Yogyakarta, 17 November 2025 – Apakah masuk angin benar-benar penyakit, atau sekadar konstruksi budaya yang membentuk cara masyarakat memahami tubuh dan kesehatan?
Pertanyaan ini menjadi fokus diskusi yang menghadirkan Prof. Dr. Atik Triratnawati dari Fakultas Ilmu Budaya UGM, yang dalam sebuah episode Podcast UGM memaparkan hasil penelitiannya mengenai fenomena yang sangat akrab dalam kehidupan masyarakat Indonesia ini.

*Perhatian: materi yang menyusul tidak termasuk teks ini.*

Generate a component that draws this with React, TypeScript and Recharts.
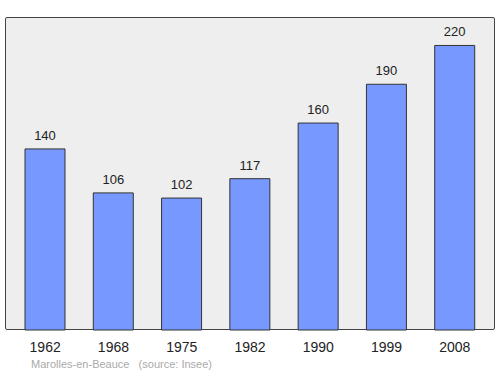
import React from 'react'
import { BarChart, Bar, XAxis, YAxis, LabelList } from 'recharts'

const years = ['1962', '1968', '1975', '1982', '1990', '1999', '2008']
const population = [140, 106, 102, 117, 160, 190, 220]

const data = years.map((y, i) => ({ year: y, pop: population[i] }))

const FONT = '"Liberation Sans", Arial, sans-serif'

export default function App() {
  return (
    <div style={{ position: 'absolute', left: 0, top: 0, width: 500, height: 374, background: '#fff', fontFamily: FONT }}>
      <div
        style={{
          position: 'absolute',
          left: 5,
          top: 17,
          width: 490,
          height: 313,
          boxSizing: 'border-box',
          border: '1.5px solid #444',
          borderRadius: 2,
          background: '#eeeeee',
        }}
      />
      <div style={{ position: 'absolute', left: 0, top: 0 }}>
        <BarChart width={500} height={374} data={data} margin={{ top: 17, right: 5, bottom: 14, left: 5 }}>
          <XAxis
            dataKey="year"
            axisLine={false}
            tickLine={false}
            height={30}
            tickMargin={6}
            padding={{ left: 6, right: 6 }}
            tick={{ fill: '#222', fontSize: 14, fontFamily: FONT }}
            interval={0}
          />
          <YAxis hide domain={[0, 242]} />
          <Bar dataKey="pop" barSize={40} fill="#7799ff" stroke="#333" strokeWidth={1} isAnimationActive={false}>
            <LabelList dataKey="pop" position="top" offset={9} style={{ fill: '#222', fontSize: 13, fontFamily: FONT }} />
          </Bar>
        </BarChart>
      </div>
      <div style={{ position: 'absolute', left: 31, top: 358, fontSize: 11, color: '#aaa', whiteSpace: 'pre' }}>
        {'Marolles-en-Beauce   (source: Insee)'}
      </div>
    </div>
  )
}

Prof. Atik menjelaskan bahwa masuk angin bukanlah diagnosis medis, melainkan konsep budaya yang menggambarkan keluhan seperti lelah, tidak enak badan, dan sensasi dingin. Penelitiannya mengklasifikasikan masuk angin menjadi tiga tingkatan: ringan, berat, dan angin duduk—kategori terakhir yang kerap disalahpahami, padahal merupakan kondisi serius menyerupai serangan jantung dan memerlukan penanganan medis segera.
Diskusi ini juga membahas praktik kerokan sebagai penanganan tradisional yang umum. Dalam podcast tersebut, Prof. Atik menekankan pentingnya teknik yang tepat—mulai dari sudut sekitar 45 derajat hingga pemilihan alat dan minyak—karena kesalahan dapat menimbulkan risiko kesehatan. Bagi masyarakat, koin, bawang merah, atau minyak herbal bukan hanya alat, tetapi bagian dari pengetahuan budaya yang diwariskan lintas generasi.

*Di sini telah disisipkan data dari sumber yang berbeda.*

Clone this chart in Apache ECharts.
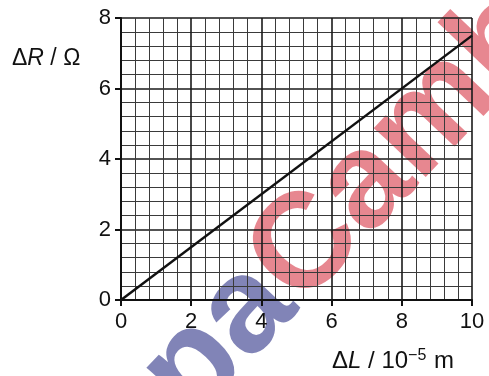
<!DOCTYPE html>
<html>
<head>
<meta charset="utf-8">
<script src="https://cdn.jsdelivr.net/npm/echarts@6/dist/echarts.min.js"></script>
<style>
  html, body { margin: 0; padding: 0; background: #fff; }
  #chart { width: 489px; height: 376px; }
</style>
</head>
<body>
<div id="chart"></div>
<script>
// Change in length (units of 10^-5 m) and change in resistance (ohm)
const deltaL = [0, 10];
const deltaR = [0, 7.5];
// Axis tick labels
const xTicks = [0, 2, 4, 6, 8, 10];
const yTicks = [0, 2, 4, 6, 8];

const FONT = '"Liberation Sans", Arial, Helvetica, sans-serif';
const INK = '#111';
const MARK_SIZE = 135;

const points = deltaL.map((x, i) => [x, deltaR[i]]);

const chart = echarts.init(document.getElementById('chart'), null, { renderer: 'canvas' });

const axisCommon = {
  type: 'value',
  interval: 2,
  axisLine: { show: true, onZero: false, lineStyle: { color: INK, width: 2 } },
  axisTick: { show: true, inside: false, length: 6, lineStyle: { color: INK, width: 2 } },
  axisLabel: { color: INK, fontSize: 22, fontFamily: FONT },
  splitLine: { show: true, lineStyle: { color: '#1a1a1a', width: 1.6 } },
  minorTick: { show: false, splitNumber: 5 },
  minorSplitLine: { show: true, lineStyle: { color: '#3a3a3a', width: 1 } }
};

chart.setOption({
  animation: false,
  backgroundColor: '#fff',
  grid: { left: 121, top: 18, width: 351, height: 282, containLabel: false },
  xAxis: Object.assign({}, axisCommon, {
    min: 0, max: xTicks[xTicks.length - 1],
    axisLabel: Object.assign({}, axisCommon.axisLabel, {
      margin: 11,
      formatter: v => (xTicks.indexOf(v) >= 0 ? String(v) : '')
    })
  }),
  yAxis: Object.assign({}, axisCommon, {
    min: 0, max: yTicks[yTicks.length - 1],
    axisLabel: Object.assign({}, axisCommon.axisLabel, {
      margin: 10,
      formatter: v => (yTicks.indexOf(v) >= 0 ? String(v) : '')
    })
  }),
  series: [{
    type: 'line',
    data: points,
    symbol: 'none',
    lineStyle: { color: INK, width: 2.5 },
    z: 5
  }],
  graphic: [
    // y axis title: ΔR / Ω
    {
      type: 'text',
      left: 12, top: 47,
      style: {
        text: 'Δ{i|R} / Ω',
        font: '23px ' + FONT,
        fill: INK,
        rich: { i: { fontStyle: 'italic', fontSize: 23, fontFamily: FONT, fill: INK } }
      }
    },
    // x axis title: ΔL / 10^-5 m
    {
      type: 'text',
      left: 332, top: 348,
      style: {
        text: 'Δ{i|L} / 10{s|−5} m',
        font: '24px ' + FONT,
        fill: INK,
        rich: {
          i: { fontStyle: 'italic', fontSize: 24, fontFamily: FONT, fill: INK },
          s: { fontSize: 16, fontFamily: FONT, fill: INK, padding: [0, 1, 10, 0] }
        }
      }
    },
    // site watermark
    {
      type: 'group',
      x: 193, y: 424,
      rotation: 46.5 * Math.PI / 180,
      z: 100,
      children: [
        {
          type: 'text',
          x: 0, y: -106,
          style: {
            text: 'pa',
            font: 'bold ' + MARK_SIZE + 'px ' + FONT,
            fill: 'rgba(45, 50, 135, 0.6)'
          }
        },
        {
          type: 'text',
          x: 1.167 * MARK_SIZE, y: -106,
          style: {
            text: 'Cambridge',
            font: 'bold ' + MARK_SIZE + 'px ' + FONT,
            fill: 'rgba(215, 55, 70, 0.6)'
          }
        }
      ]
    }
  ]
});
</script>
</body>
</html>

Selain itu, istilah masuk angin telah berkembang menjadi metafora sosial dan politik untuk menggambarkan kondisi yang tidak stabil atau tidak berjalan sebagaimana mestinya. Perluasan makna ini menunjukkan kuatnya posisi masuk angin dalam bahasa dan budaya Indonesia.
Melalui penelitian dan pemaparannya di Podcast UGM, Prof. Atik menegaskan pentingnya menjaga keseimbangan antara pelestarian praktik tradisional dan pemahaman medis modern. Edukasi dan dokumentasi menjadi kunci agar tradisi seperti kerokan tetap dihargai, namun tetap aman bagi masyarakat. Fenomena masuk angin pada akhirnya memperlihatkan bagaimana budaya, bahasa, dan pengalaman tubuh saling berkaitan dalam kehidupan sehari-hari masyarakat Indonesia.